Input material ▸

————

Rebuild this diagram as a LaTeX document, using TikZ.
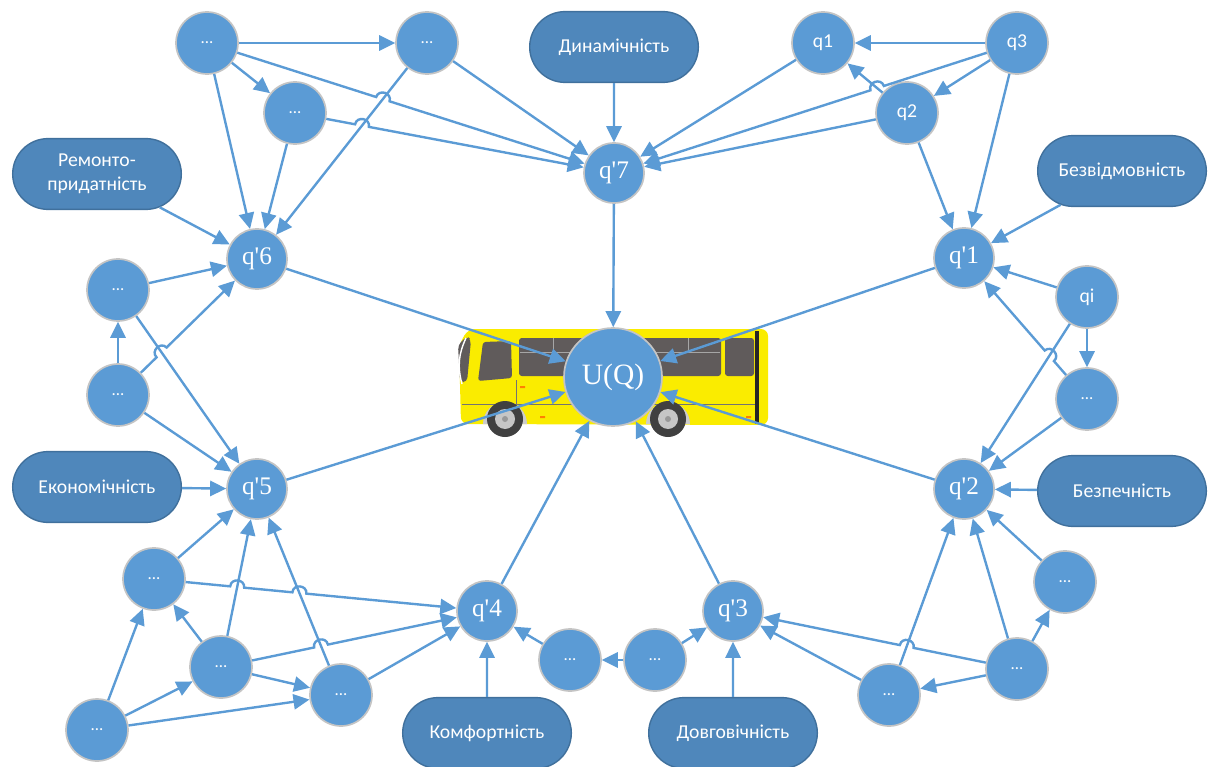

————

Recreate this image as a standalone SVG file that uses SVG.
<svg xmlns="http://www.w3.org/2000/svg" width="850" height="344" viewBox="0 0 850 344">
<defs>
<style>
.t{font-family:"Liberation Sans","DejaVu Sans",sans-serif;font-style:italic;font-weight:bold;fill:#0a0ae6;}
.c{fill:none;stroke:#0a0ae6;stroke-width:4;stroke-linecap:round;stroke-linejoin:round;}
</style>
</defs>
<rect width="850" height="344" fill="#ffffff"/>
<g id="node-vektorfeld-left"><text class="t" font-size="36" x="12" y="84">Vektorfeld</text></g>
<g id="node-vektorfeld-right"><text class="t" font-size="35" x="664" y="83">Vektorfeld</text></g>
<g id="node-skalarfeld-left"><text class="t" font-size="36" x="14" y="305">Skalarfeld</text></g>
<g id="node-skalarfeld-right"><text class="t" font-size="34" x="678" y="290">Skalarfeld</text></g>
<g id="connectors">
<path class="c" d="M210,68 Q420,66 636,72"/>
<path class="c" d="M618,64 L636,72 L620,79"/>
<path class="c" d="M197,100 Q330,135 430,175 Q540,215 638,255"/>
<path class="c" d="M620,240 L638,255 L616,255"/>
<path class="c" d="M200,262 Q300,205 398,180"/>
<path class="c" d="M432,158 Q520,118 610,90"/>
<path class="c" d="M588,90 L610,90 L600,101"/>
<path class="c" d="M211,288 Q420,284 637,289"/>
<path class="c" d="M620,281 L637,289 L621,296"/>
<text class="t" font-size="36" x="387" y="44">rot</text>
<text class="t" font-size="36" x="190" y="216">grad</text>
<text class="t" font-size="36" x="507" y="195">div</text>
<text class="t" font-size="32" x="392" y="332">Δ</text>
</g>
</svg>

————

Stated problem ▸ Pull out each line of the listing that holds the string "this".

Output of the task ▸
Rebuild this diagram as a LaTeX document, using TikZ.
Recreate this image as a standalone SVG file that uses SVG.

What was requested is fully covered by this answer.